It's hard to believe that it's been a year since my last birthday post. For the third year in a row, I've written a blogpost for my birthday, and it is slowly starting to feel like a tradition. I love taking time to reflect on my last age, what it was like, and my desires for the new age. I deeply hope to be able to sustain this for many years to come.
Last year, I summed up my desire for thirty-one with this quote by Maya Angelou:
“To have the courage to be the human being that I can be and to encourage people to be the people they can be. To try to be no one’s enemy/foe, to refuse to be anyone’s victim, and to be a friend to all human beings.”
At the time I wrote it, I wasn’t clear on what exactly it would translate to for me, however looking back at the last 365 days, I can say for sure that it was my most courageous year yet.
During the last year, I challenged myself to several new things - from solo trips filled with lots of adventures to starting a podcast and many more. I did all of these despite my fears, but finding the courage to do them yielded me experiences and memories that will last me a lifetime. Looking back now, I guess it is safe to say the quote served me and it would certainly remain one of my guiding principles for many years to come.
The last year was not without its challenges, but in the words of Maya Angelou:
" I’ve had clouds but I have had so many rainbows in my clouds”
My rainbows are represented by my faith, the gift of life that I am blessed with, the love I receive from my family, friends and everyone who has ever shown me kindness, and all the good things that are happening in my life and for those I love. It continues to be one of my greatest desires to always try to be the rainbow in other people's clouds - to be a reason why things suck less, like many people have been for me.

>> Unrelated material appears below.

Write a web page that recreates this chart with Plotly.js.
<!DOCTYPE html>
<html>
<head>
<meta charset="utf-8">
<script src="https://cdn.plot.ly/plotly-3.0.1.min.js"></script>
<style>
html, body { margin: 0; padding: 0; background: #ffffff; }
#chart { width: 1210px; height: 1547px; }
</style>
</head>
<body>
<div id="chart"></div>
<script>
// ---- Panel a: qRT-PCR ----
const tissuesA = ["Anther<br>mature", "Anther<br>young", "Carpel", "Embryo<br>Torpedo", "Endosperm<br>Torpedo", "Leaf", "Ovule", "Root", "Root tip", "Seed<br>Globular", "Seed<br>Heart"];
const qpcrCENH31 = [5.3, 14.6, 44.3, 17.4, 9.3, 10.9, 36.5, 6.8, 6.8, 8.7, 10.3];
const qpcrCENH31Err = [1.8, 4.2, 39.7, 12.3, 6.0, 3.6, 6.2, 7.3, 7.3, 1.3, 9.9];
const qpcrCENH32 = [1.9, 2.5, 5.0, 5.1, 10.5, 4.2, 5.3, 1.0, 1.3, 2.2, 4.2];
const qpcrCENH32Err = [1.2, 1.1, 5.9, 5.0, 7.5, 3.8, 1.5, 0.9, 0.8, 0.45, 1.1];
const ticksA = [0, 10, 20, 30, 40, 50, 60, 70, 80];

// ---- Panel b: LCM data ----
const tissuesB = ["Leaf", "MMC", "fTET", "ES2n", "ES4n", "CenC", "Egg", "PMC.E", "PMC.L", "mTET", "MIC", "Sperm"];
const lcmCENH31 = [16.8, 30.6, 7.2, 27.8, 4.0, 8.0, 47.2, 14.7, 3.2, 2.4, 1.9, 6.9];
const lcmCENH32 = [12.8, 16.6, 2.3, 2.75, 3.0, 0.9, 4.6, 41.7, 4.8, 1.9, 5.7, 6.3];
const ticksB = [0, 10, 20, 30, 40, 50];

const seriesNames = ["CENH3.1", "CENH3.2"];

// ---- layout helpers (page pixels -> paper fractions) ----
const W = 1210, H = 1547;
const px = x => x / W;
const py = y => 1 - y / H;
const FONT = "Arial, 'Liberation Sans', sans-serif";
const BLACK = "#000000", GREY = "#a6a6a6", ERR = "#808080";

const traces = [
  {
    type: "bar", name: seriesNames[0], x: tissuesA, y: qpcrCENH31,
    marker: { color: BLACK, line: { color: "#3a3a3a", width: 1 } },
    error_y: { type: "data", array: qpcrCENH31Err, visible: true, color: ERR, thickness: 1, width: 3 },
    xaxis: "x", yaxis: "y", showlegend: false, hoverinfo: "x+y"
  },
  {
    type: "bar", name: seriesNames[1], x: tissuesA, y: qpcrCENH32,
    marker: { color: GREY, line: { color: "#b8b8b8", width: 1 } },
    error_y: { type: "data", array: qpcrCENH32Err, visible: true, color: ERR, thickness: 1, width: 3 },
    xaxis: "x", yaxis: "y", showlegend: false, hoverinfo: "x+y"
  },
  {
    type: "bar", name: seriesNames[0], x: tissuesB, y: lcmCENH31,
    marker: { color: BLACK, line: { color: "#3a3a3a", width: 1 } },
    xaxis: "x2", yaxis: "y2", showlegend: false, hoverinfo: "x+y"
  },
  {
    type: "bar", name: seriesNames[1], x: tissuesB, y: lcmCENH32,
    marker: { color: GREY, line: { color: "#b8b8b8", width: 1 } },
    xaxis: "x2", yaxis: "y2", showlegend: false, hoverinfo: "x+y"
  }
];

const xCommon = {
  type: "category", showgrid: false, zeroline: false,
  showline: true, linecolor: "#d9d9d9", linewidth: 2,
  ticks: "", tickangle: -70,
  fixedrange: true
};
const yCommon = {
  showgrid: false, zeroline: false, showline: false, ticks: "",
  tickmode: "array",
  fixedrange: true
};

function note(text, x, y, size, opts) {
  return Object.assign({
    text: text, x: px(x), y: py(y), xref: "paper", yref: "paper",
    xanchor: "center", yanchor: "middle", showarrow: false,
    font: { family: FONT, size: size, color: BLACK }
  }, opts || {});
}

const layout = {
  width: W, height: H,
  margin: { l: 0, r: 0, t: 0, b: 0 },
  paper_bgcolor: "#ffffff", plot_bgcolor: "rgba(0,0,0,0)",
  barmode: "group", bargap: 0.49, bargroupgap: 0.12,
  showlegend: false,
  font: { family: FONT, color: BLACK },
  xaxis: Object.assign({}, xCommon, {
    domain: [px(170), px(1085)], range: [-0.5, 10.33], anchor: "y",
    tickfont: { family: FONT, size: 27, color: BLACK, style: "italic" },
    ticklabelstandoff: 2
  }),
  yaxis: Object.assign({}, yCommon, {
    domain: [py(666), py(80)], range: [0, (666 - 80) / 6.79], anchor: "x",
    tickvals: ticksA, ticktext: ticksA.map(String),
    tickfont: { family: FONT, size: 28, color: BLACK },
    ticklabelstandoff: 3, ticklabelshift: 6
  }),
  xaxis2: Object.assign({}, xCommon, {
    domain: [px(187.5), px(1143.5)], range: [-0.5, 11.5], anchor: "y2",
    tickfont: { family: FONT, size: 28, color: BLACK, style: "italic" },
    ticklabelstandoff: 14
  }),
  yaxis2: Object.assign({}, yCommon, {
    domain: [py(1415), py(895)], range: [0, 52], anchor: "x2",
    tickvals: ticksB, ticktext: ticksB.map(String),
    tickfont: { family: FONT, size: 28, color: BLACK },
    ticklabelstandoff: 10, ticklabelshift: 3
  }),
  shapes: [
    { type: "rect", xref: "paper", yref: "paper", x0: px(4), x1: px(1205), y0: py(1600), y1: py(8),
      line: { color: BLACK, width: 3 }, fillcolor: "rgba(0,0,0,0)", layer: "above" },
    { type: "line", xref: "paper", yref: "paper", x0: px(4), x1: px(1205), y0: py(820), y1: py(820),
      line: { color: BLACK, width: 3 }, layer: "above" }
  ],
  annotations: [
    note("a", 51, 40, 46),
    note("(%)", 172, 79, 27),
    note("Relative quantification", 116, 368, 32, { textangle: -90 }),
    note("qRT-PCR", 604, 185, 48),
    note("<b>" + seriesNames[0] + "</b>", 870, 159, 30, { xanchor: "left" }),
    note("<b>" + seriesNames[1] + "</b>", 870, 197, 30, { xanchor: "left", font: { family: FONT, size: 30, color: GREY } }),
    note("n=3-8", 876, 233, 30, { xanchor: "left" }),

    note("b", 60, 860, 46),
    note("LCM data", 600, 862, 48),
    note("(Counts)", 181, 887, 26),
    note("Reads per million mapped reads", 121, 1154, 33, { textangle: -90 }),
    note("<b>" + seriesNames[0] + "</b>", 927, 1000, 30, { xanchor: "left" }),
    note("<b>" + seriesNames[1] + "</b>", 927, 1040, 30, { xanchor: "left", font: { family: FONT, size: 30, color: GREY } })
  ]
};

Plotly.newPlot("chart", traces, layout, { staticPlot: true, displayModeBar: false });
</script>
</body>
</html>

I would sum up the year thirty-one by saying it was filled with love, self-discovery, adventures, and continuous personal growth. It was certainly a great year and I hope to never lose the sense of wonder that I tapped into this year!
As I reflect on the new year, I only have one wish for this new age, and as I write this, I am putting it out into the universe as a silent prayer. Throughout this year, I hope to find the courage to step out in faith and to let faith lead me over fear to what I desire.
My guiding principle for age thirty-two is this quote by Patrick Overton:
“When you walk to the edge of all the light you have and take that first step into the darkness of the unknown, you must believe that one of two things will happen. There will be something solid for you to stand upon or you will be taught to fly.”
Here is hoping I always find the strength to step out in faith even when the journey is unknown and to have faith that as always - the universe will rise up to meet me.
Hello Thirty-Two!
Happy Birthday to Me ❤️
Happy birthday Nife. Wishing you many happy returns.
Happy Birthday Sis, enjoy your best year yet!